Written instruction |
Pictures do not belong in your copy. Repeat all the other data exactly.

+++ Given data +++

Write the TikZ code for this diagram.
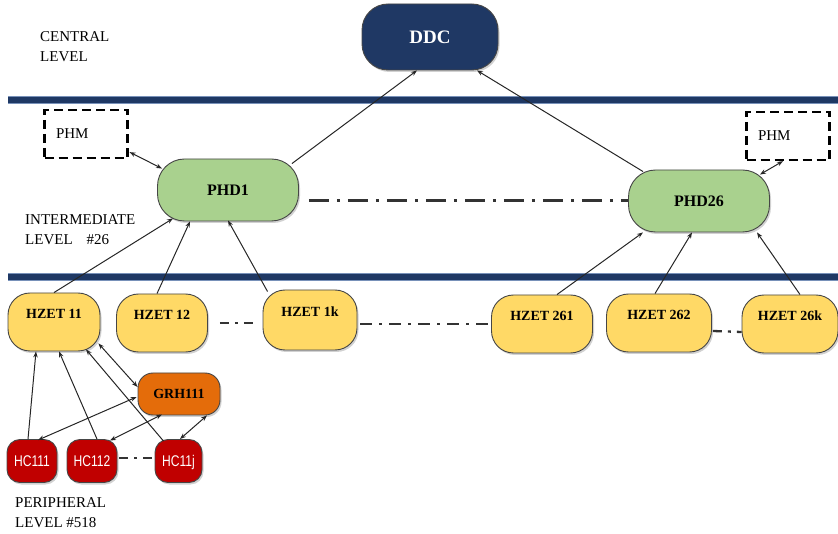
\documentclass[tikz,border=0pt]{standalone}
\usepackage{fontspec}
\setmainfont{Liberation Serif}
\newfontfamily\hcfont[FakeStretch=0.78]{Liberation Sans}
\usetikzlibrary{arrows.meta,calc,shadows}

\definecolor{navy}{RGB}{31,56,100}
\definecolor{bandedge}{RGB}{120,145,185}
\definecolor{phdgreen}{RGB}{169,209,142}
\definecolor{hzyellow}{RGB}{255,217,102}
\definecolor{grhorange}{RGB}{228,108,10}
\definecolor{hcred}{RGB}{192,0,0}
\definecolor{edgegray}{RGB}{70,70,70}

\begin{document}
\begin{tikzpicture}[x=1pt,y=-1pt,
  box/.style={draw=edgegray, line width=0.9pt, inner sep=0pt, text depth=0pt},
  softshadow/.style={drop shadow={shadow xshift=1.5pt, shadow yshift=-2pt, opacity=0.3, fill=black!60}},
  ddcbox/.style={box, softshadow, fill=navy, text=white, font=\bfseries\fontsize{19}{19}\selectfont,
    text height=12.5pt, minimum width=136pt, minimum height=66pt, rounded corners=26pt},
  phdbox/.style={box, softshadow, fill=phdgreen, font=\bfseries\fontsize{16}{16}\selectfont,
    text height=10.6pt, minimum width=141pt, minimum height=62pt, rounded corners=27pt},
  hzbox/.style={box, softshadow, fill=hzyellow, font=\bfseries\fontsize{14}{14}\selectfont,
    text height=9.3pt, text depth=16pt, minimum height=58pt, rounded corners=22pt},
  grhbox/.style={box, softshadow, fill=grhorange, font=\bfseries\fontsize{14}{14}\selectfont,
    text height=9.3pt, minimum width=82pt, minimum height=42pt, rounded corners=15pt},
  hcbox/.style={box, softshadow, fill=hcred, text=white, font=\hcfont\fontsize{15.5}{15.5}\selectfont,
    text height=11pt, minimum height=43pt, rounded corners=13pt},
  phmbox/.style={draw=black, line width=2.2pt, dash pattern=on 9pt off 5pt, inner sep=0pt,
    font=\fontsize{15}{15}\selectfont, text height=9.9pt, text depth=0pt,
    text width=60pt, align=left, minimum width=83pt, minimum height=48pt},
  lvl/.style={font=\fontsize{15}{20}\selectfont, align=left, inner sep=0pt, anchor=north west},
  tip/.tip={Stealth[length=6pt,width=4.5pt]},
  arr/.style={draw=black!85, line width=1pt, -tip},
  barr/.style={draw=black!85, line width=1pt, tip-tip},
  ddbig/.style={draw=black!80, line width=3pt, dash pattern=on 20pt off 8pt on 3pt off 8pt},
  ddsmall/.style={draw=black!80, line width=2.3pt, dash pattern=on 12pt off 7pt on 3pt off 7pt},
  ddshort/.style={draw=black!80, line width=2.3pt, dash pattern=on 9pt off 6pt on 3pt off 6pt},
  band/.style={line width=8.5pt, draw=bandedge},
  bandcore/.style={line width=6pt, draw=navy}
]
\useasboundingbox (0,0) rectangle (838,534);

% level separators
\coordinate (b1l) at (8,100);  \coordinate (b1r) at (838,100);
\coordinate (b2l) at (8,277);  \coordinate (b2r) at (838,277);
\draw[band] (b1l) -- (b1r);
\draw[bandcore] (b1l) -- (b1r);
\draw[band] (b2l) -- (b2r);
\draw[bandcore] (b2l) -- (b2r);

% level captions
\node[lvl] (capC) at (40,31) {CENTRAL\\LEVEL};
\node[lvl] (capI) at (25,214) {INTERMEDIATE\\LEVEL\hspace{14pt}\#26};
\node[lvl] (capP) at (15,497) {PERIPHERAL\\LEVEL \#518};

% central level
\node[ddcbox] (DDC) at (430,37) {DDC};

% intermediate level
\node[phdbox] (PHD1) at (228,190) {PHD1};
\node[phdbox] (PHD26) at (699,201) {PHD26};
\node[phmbox] (PHMa) at (86,134) {PHM};
\node[phmbox] (PHMb) at (788,136) {PHM};

% zone level
\node[hzbox, minimum width=92pt]  (HZ11)  at (54,322)  {HZET 11};
\node[hzbox, minimum width=91pt]  (HZ12)  at (162,323) {HZET 12};
\node[hzbox, minimum width=94pt, minimum height=60pt] (HZ1k) at (310,320) {HZET 1k};
\node[hzbox, minimum width=101pt] (HZ261) at (542,324) {HZET 261};
\node[hzbox, minimum width=105pt] (HZ262) at (659,323) {HZET 262};
\node[hzbox, minimum width=96pt]  (HZ26k) at (790,324) {HZET 26k};

% peripheral level
\node[grhbox] (GRH) at (179,394) {GRH111};
\node[hcbox, minimum width=50pt] (HC111) at (32,461) {HC111};
\node[hcbox, minimum width=50pt] (HC112) at (92,461) {HC112};
\node[hcbox, minimum width=47pt] (HC11j) at (178.5,461) {HC11j};

% links to the central level
\draw[arr] ($(PHD1.north east)+(-7,5)$) -- ($(DDC.south)+(-13,0)$);
\draw[arr] ($(PHD26.north west)+(15,2)$) -- ($(DDC.south)+(47,0)$);

% monitoring links
\draw[barr] ($(PHMa.south east)+(1,-7)$) -- ($(PHD1.north west)+(5,10)$);
\draw[barr] ($(PHD26.north east)+(-10,5)$) -- ($(PHMb.south)+(-5,0)$);

% zone to intermediate links
\draw[arr] (HZ11.north) -- ($(PHD1.south)+(-55,-3)$);
\draw[arr] ($(HZ12.north)+(-5,0)$) -- ($(PHD1.south)+(-38,0)$);
\draw[arr] ($(HZ1k.north west)+(5,2)$) -- ($(PHD1.south)+(0,-1)$);
\draw[arr] ($(HZ261.north)+(15,0)$) -- ($(PHD26.south)+(-56,0)$);
\draw[arr] ($(HZ262.north)+(-4,0)$) -- ($(PHD26.south)+(-7,0)$);
\draw[arr] ($(HZ26k.north)+(10,0)$) -- ($(PHD26.south)+(58,0)$);

% peripheral links
\draw[arr] ($(HC111.north)+(-4,0)$) -- ($(HZ11.south)+(-18,0)$);
\draw[arr] ($(HC112.north)+(5,0)$) -- ($(HZ11.south)+(5,0)$);
\draw[arr] ($(HC11j.north)+(-15,2)$) -- ($(HZ11.south)+(32,-2)$);
\draw[barr] ($(HZ11.south east)+(-2,-8)$) -- ($(GRH.west)+(0,-7)$);
\draw[barr] ($(GRH.west)+(-1,3)$) -- ($(HC111.north)+(6,1)$);
\draw[barr] ($(GRH.south)+(-17,-1)$) -- ($(HC112.north)+(18,1.5)$);
\draw[barr] ($(GRH.south)+(28,0)$) -- ($(HC11j.north)+(1.5,0)$);

% continuation marks
\draw[ddbig, shorten <=10pt] (PHD1.east |- PHD26.west) -- (PHD26.west);
\draw[ddshort, shorten <=12pt, shorten >=8pt] (HZ12.east) -- (HZ1k.west |- HZ12.east);
\draw[ddsmall, shorten <=3pt] (HZ1k.east |- HZ261.west) -- (HZ261.west);
\draw[ddshort] ($(HZ262.east)+(1,8)$) -- ($(HZ26k.west)+(0,8)$);
\draw[ddshort] ($(HC112.east)+(2,-3)$) -- ($(HC11j.west)+(-2,-3)$);
\end{tikzpicture}
\end{document}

+++

Worked answer |
Write the TikZ code for this diagram.
\documentclass[tikz,border=0pt]{standalone}
\usepackage{fontspec}
\setmainfont{Liberation Serif}
\newfontfamily\hcfont[FakeStretch=0.78]{Liberation Sans}
\usetikzlibrary{arrows.meta,calc,shadows}

\definecolor{navy}{RGB}{31,56,100}
\definecolor{bandedge}{RGB}{120,145,185}
\definecolor{phdgreen}{RGB}{169,209,142}
\definecolor{hzyellow}{RGB}{255,217,102}
\definecolor{grhorange}{RGB}{228,108,10}
\definecolor{hcred}{RGB}{192,0,0}
\definecolor{edgegray}{RGB}{70,70,70}

\begin{document}
\begin{tikzpicture}[x=1pt,y=-1pt,
  box/.style={draw=edgegray, line width=0.9pt, inner sep=0pt, text depth=0pt},
  softshadow/.style={drop shadow={shadow xshift=1.5pt, shadow yshift=-2pt, opacity=0.3, fill=black!60}},
  ddcbox/.style={box, softshadow, fill=navy, text=white, font=\bfseries\fontsize{19}{19}\selectfont,
    text height=12.5pt, minimum width=136pt, minimum height=66pt, rounded corners=26pt},
  phdbox/.style={box, softshadow, fill=phdgreen, font=\bfseries\fontsize{16}{16}\selectfont,
    text height=10.6pt, minimum width=141pt, minimum height=62pt, rounded corners=27pt},
  hzbox/.style={box, softshadow, fill=hzyellow, font=\bfseries\fontsize{14}{14}\selectfont,
    text height=9.3pt, text depth=16pt, minimum height=58pt, rounded corners=22pt},
  grhbox/.style={box, softshadow, fill=grhorange, font=\bfseries\fontsize{14}{14}\selectfont,
    text height=9.3pt, minimum width=82pt, minimum height=42pt, rounded corners=15pt},
  hcbox/.style={box, softshadow, fill=hcred, text=white, font=\hcfont\fontsize{15.5}{15.5}\selectfont,
    text height=11pt, minimum height=43pt, rounded corners=13pt},
  phmbox/.style={draw=black, line width=2.2pt, dash pattern=on 9pt off 5pt, inner sep=0pt,
    font=\fontsize{15}{15}\selectfont, text height=9.9pt, text depth=0pt,
    text width=60pt, align=left, minimum width=83pt, minimum height=48pt},
  lvl/.style={font=\fontsize{15}{20}\selectfont, align=left, inner sep=0pt, anchor=north west},
  tip/.tip={Stealth[length=6pt,width=4.5pt]},
  arr/.style={draw=black!85, line width=1pt, -tip},
  barr/.style={draw=black!85, line width=1pt, tip-tip},
  ddbig/.style={draw=black!80, line width=3pt, dash pattern=on 20pt off 8pt on 3pt off 8pt},
  ddsmall/.style={draw=black!80, line width=2.3pt, dash pattern=on 12pt off 7pt on 3pt off 7pt},
  ddshort/.style={draw=black!80, line width=2.3pt, dash pattern=on 9pt off 6pt on 3pt off 6pt},
  band/.style={line width=8.5pt, draw=bandedge},
  bandcore/.style={line width=6pt, draw=navy}
]
\useasboundingbox (0,0) rectangle (838,534);

% level separators
\coordinate (b1l) at (8,100);  \coordinate (b1r) at (838,100);
\coordinate (b2l) at (8,277);  \coordinate (b2r) at (838,277);
\draw[band] (b1l) -- (b1r);
\draw[bandcore] (b1l) -- (b1r);
\draw[band] (b2l) -- (b2r);
\draw[bandcore] (b2l) -- (b2r);

% level captions
\node[lvl] (capC) at (40,31) {CENTRAL\\LEVEL};
\node[lvl] (capI) at (25,214) {INTERMEDIATE\\LEVEL\hspace{14pt}\#26};
\node[lvl] (capP) at (15,497) {PERIPHERAL\\LEVEL \#518};

% central level
\node[ddcbox] (DDC) at (430,37) {DDC};

% intermediate level
\node[phdbox] (PHD1) at (228,190) {PHD1};
\node[phdbox] (PHD26) at (699,201) {PHD26};
\node[phmbox] (PHMa) at (86,134) {PHM};
\node[phmbox] (PHMb) at (788,136) {PHM};

% zone level
\node[hzbox, minimum width=92pt]  (HZ11)  at (54,322)  {HZET 11};
\node[hzbox, minimum width=91pt]  (HZ12)  at (162,323) {HZET 12};
\node[hzbox, minimum width=94pt, minimum height=60pt] (HZ1k) at (310,320) {HZET 1k};
\node[hzbox, minimum width=101pt] (HZ261) at (542,324) {HZET 261};
\node[hzbox, minimum width=105pt] (HZ262) at (659,323) {HZET 262};
\node[hzbox, minimum width=96pt]  (HZ26k) at (790,324) {HZET 26k};

% peripheral level
\node[grhbox] (GRH) at (179,394) {GRH111};
\node[hcbox, minimum width=50pt] (HC111) at (32,461) {HC111};
\node[hcbox, minimum width=50pt] (HC112) at (92,461) {HC112};
\node[hcbox, minimum width=47pt] (HC11j) at (178.5,461) {HC11j};

% links to the central level
\draw[arr] ($(PHD1.north east)+(-7,5)$) -- ($(DDC.south)+(-13,0)$);
\draw[arr] ($(PHD26.north west)+(15,2)$) -- ($(DDC.south)+(47,0)$);

% monitoring links
\draw[barr] ($(PHMa.south east)+(1,-7)$) -- ($(PHD1.north west)+(5,10)$);
\draw[barr] ($(PHD26.north east)+(-10,5)$) -- ($(PHMb.south)+(-5,0)$);

% zone to intermediate links
\draw[arr] (HZ11.north) -- ($(PHD1.south)+(-55,-3)$);
\draw[arr] ($(HZ12.north)+(-5,0)$) -- ($(PHD1.south)+(-38,0)$);
\draw[arr] ($(HZ1k.north west)+(5,2)$) -- ($(PHD1.south)+(0,-1)$);
\draw[arr] ($(HZ261.north)+(15,0)$) -- ($(PHD26.south)+(-56,0)$);
\draw[arr] ($(HZ262.north)+(-4,0)$) -- ($(PHD26.south)+(-7,0)$);
\draw[arr] ($(HZ26k.north)+(10,0)$) -- ($(PHD26.south)+(58,0)$);

% peripheral links
\draw[arr] ($(HC111.north)+(-4,0)$) -- ($(HZ11.south)+(-18,0)$);
\draw[arr] ($(HC112.north)+(5,0)$) -- ($(HZ11.south)+(5,0)$);
\draw[arr] ($(HC11j.north)+(-15,2)$) -- ($(HZ11.south)+(32,-2)$);
\draw[barr] ($(HZ11.south east)+(-2,-8)$) -- ($(GRH.west)+(0,-7)$);
\draw[barr] ($(GRH.west)+(-1,3)$) -- ($(HC111.north)+(6,1)$);
\draw[barr] ($(GRH.south)+(-17,-1)$) -- ($(HC112.north)+(18,1.5)$);
\draw[barr] ($(GRH.south)+(28,0)$) -- ($(HC11j.north)+(1.5,0)$);

% continuation marks
\draw[ddbig, shorten <=10pt] (PHD1.east |- PHD26.west) -- (PHD26.west);
\draw[ddshort, shorten <=12pt, shorten >=8pt] (HZ12.east) -- (HZ1k.west |- HZ12.east);
\draw[ddsmall, shorten <=3pt] (HZ1k.east |- HZ261.west) -- (HZ261.west);
\draw[ddshort] ($(HZ262.east)+(1,8)$) -- ($(HZ26k.west)+(0,8)$);
\draw[ddshort] ($(HC112.east)+(2,-3)$) -- ($(HC11j.west)+(-2,-3)$);
\end{tikzpicture}
\end{document}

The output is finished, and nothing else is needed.